The council highlighted systematic threats, intimidation, dispossession, denial of fundamental human rights, and forced expulsion faced by indigenous communities, particularly in Behsud district of Maidan Wardak, Panjab district in Bamiyan, and parts of Ghor province.
The Resistance Council, comprising political factions and former jihadi leaders opposed to Taliban rule, condemned the displacements as violating fundamental principles of national coexistence, human rights standards, and Islamic and legal provisions. It characterised these acts as “collective crimes, structural discrimination, and ethnic cleansing.”
The council further warned that such forced displacement is not merely a local or isolated issue, but rather part of a broader strategy to erase historical identities, culturally and geographically marginalise indigenous communities, and reinforce the Taliban’s authoritarian and monopolistic control.

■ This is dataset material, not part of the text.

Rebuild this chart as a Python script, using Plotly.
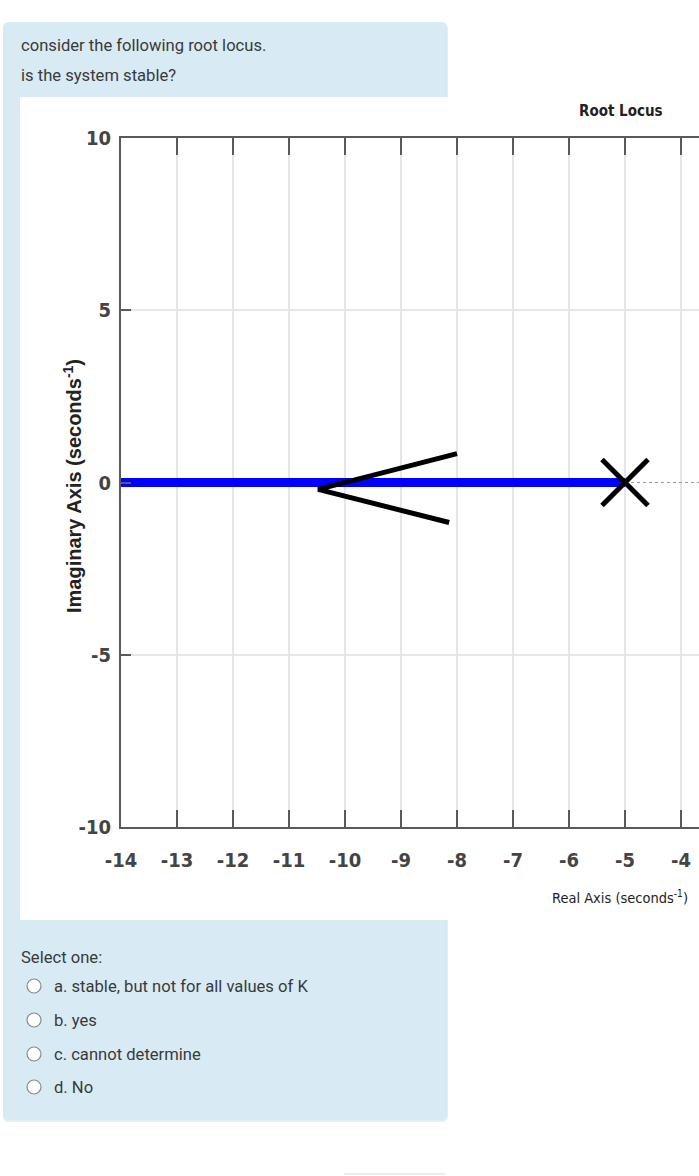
import plotly.graph_objects as go

# ---- data ----
x_ticks = [-14, -13, -12, -11, -10, -9, -8, -7, -6, -5, -4]
x_ticktext = ["-14", "-13", "-12", "-11", "-10", "-9", "-8", "-7", "-6", "-5", "-4"]
y_ticks = [-10, -5, 0, 5, 10]
y_ticktext = ["-10", "-5", "0", "5", "10"]

locus_x = [-14.0, -5.0]
locus_y = [0.0, 0.0]
pole_x = [-5.0]
pole_y = [0.0]
arrow_x = [-8.0, -10.48, -8.14]
arrow_y = [0.84, -0.2, -1.16]
dotted_x = [-5.0, -3.68]
dotted_y = [0.0, 0.0]

question_lines = ["consider the following root locus.", "is the system stable?"]
options = ["a. stable, but not for all values of K", "b. yes", "c. cannot determine", "d. No"]

W, H = 699, 1176
L, R, T, B = 121, 699, 138, 827


def px(x):
    return (x - L) / (R - L)


def py(y):
    return (B - y) / (B - T)


fig = go.Figure()

fig.add_trace(go.Scatter(x=dotted_x, y=dotted_y, mode="lines",
                         line=dict(color="#9a9a9a", width=1.2, dash="dot"),
                         hoverinfo="skip", showlegend=False))
fig.add_trace(go.Scatter(x=locus_x, y=locus_y, mode="lines",
                         line=dict(color="#0000ff", width=9),
                         hoverinfo="skip", showlegend=False))
fig.add_trace(go.Scatter(x=pole_x, y=pole_y, mode="markers",
                         marker=dict(symbol="x-thin-open", size=46, color="black",
                                     line=dict(color="black", width=5)),
                         hoverinfo="skip", showlegend=False))
fig.add_trace(go.Scatter(x=arrow_x, y=arrow_y, mode="lines",
                         line=dict(color="black", width=5),
                         hoverinfo="skip", showlegend=False))

shapes = []


def rounded_rect(x0, y0, x1, y1, r, fill):
    rx = r / (R - L)
    ry = r / (B - T)
    a, b, c, d = px(x0), py(y0), px(x1), py(y1)  # b top (higher), d bottom
    path = (f"M {a+rx},{b} L {c-rx},{b} Q {c},{b} {c},{b-ry} "
            f"L {c},{d+ry} Q {c},{d} {c-rx},{d} L {a+rx},{d} "
            f"Q {a},{d} {a},{d+ry} L {a},{b-ry} Q {a},{b} {a+rx},{b} Z")
    return dict(type="path", xref="paper", yref="paper", path=path,
                fillcolor=fill, line=dict(width=0), layer="below")


# faint shadow and blue box
shapes.append(rounded_rect(3, 23, 448, 1122, 6, "#e4eef3"))
shapes.append(rounded_rect(3, 22, 447, 1120, 6, "#d8eaf4"))
# white image region
shapes.append(dict(type="rect", xref="paper", yref="paper",
                   x0=px(20), x1=px(705), y0=py(920), y1=py(97),
                   fillcolor="white", line=dict(width=0), layer="below"))
# faint button edge at bottom
shapes.append(dict(type="line", xref="paper", yref="paper",
                   x0=px(344), x1=px(445), y0=py(1174), y1=py(1174),
                   line=dict(color="#e6e6e6", width=1.5), layer="below"))

annotations = []
qfont = dict(family="Roboto, Arial, sans-serif", size=16.6, color="#3a3a3a")
for i, t in enumerate(question_lines):
    annotations.append(dict(text=t, xref="paper", yref="paper",
                            x=px(19), y=py(45 + 31 * i), xanchor="left", yanchor="middle",
                            showarrow=False, font=qfont))
annotations.append(dict(text="Select one:", xref="paper", yref="paper",
                        x=px(19), y=py(957), xanchor="left", yanchor="middle",
                        showarrow=False, font=qfont))
opt_y = [986, 1020, 1054, 1087]
for t, yy in zip(options, opt_y):
    annotations.append(dict(text=t, xref="paper", yref="paper",
                            x=px(52), y=py(yy), xanchor="left", yanchor="middle",
                            showarrow=False, font=qfont))
    shapes.append(dict(type="circle", xref="paper", yref="paper",
                       x0=px(27), x1=px(41), y0=py(yy + 7), y1=py(yy - 7),
                       fillcolor="white", line=dict(color="#8a8a8a", width=1.2),
                       layer="above"))

narrow = "Liberation Sans Narrow, Arial Narrow, DejaVu Sans Condensed, sans-serif"
annotations.append(dict(text="Root Locus", xref="paper", yref="paper",
                        x=px(621), y=py(111), xanchor="center", yanchor="middle",
                        showarrow=False,
                        font=dict(family=narrow, size=15, color="#222", weight="bold")))
annotations.append(dict(text="Real Axis (seconds<sup>-1</sup>)", xref="paper", yref="paper",
                        x=px(690), y=py(897), xanchor="right", yanchor="middle",
                        showarrow=False,
                        font=dict(family=narrow, size=14.5, color="#222")))
annotations.append(dict(text="Imaginary Axis (seconds<sup>-1</sup>)", xref="paper", yref="paper",
                        x=px(72), y=py(486), xanchor="center", yanchor="middle",
                        textangle=-90, showarrow=False,
                        font=dict(family="Liberation Sans, Arial, sans-serif", size=20,
                                  color="#222", weight="bold")))

fig.update_layout(
    width=W, height=H,
    margin=dict(l=L, r=W - R, t=T, b=H - B, pad=0),
    paper_bgcolor="white",
    plot_bgcolor="rgba(0,0,0,0)",
    shapes=shapes,
    annotations=annotations,
    showlegend=False,
    xaxis=dict(range=[-14, -14 + (R - L) / 56.0], tickmode="array",
               tickvals=x_ticks, ticktext=x_ticktext,
               showgrid=True, gridcolor="#e6e6e6", gridwidth=1.5,
               zeroline=False, showline=True, linecolor="#5a5a5a", linewidth=2,
               mirror="ticks", ticks="inside", ticklen=17, tickwidth=2, tickcolor="#5a5a5a",
               ticklabelstandoff=14,
               tickfont=dict(family=narrow, size=20, color="#444", weight="bold"),
               fixedrange=True),
    yaxis=dict(range=[-10, 10], tickmode="array",
               tickvals=y_ticks, ticktext=y_ticktext,
               showgrid=False,
               minor=dict(tickmode="array", tickvals=[-5, 5], showgrid=True,
                          gridcolor="#e6e6e6", gridwidth=1.5, ticks=""),
               zeroline=False, showline=True, linecolor="#5a5a5a", linewidth=2,
               mirror=False, ticks="inside", ticklen=10, tickwidth=2, tickcolor="#5a5a5a",
               tickfont=dict(family=narrow, size=20, color="#444", weight="bold"),
               ticklabelstandoff=4,
               fixedrange=True),
)

fig.write_html("out.html", post_script="document.body.style.margin='0';",
               config={"displayModeBar": False})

Describing the Taliban as lacking “political, legal, and popular legitimacy,” the council called upon the United Nations, the Office of the High Commissioner for Human Rights, and other international monitoring organisations to clearly condemn these actions, send investigative teams to the affected regions, and formally document cases of forced displacement.
In recent weeks, hundreds of families from Dawlat Yar district in Ghor province and Panjab district in Bamiyan province have reportedly been forced from their homes by Taliban forces.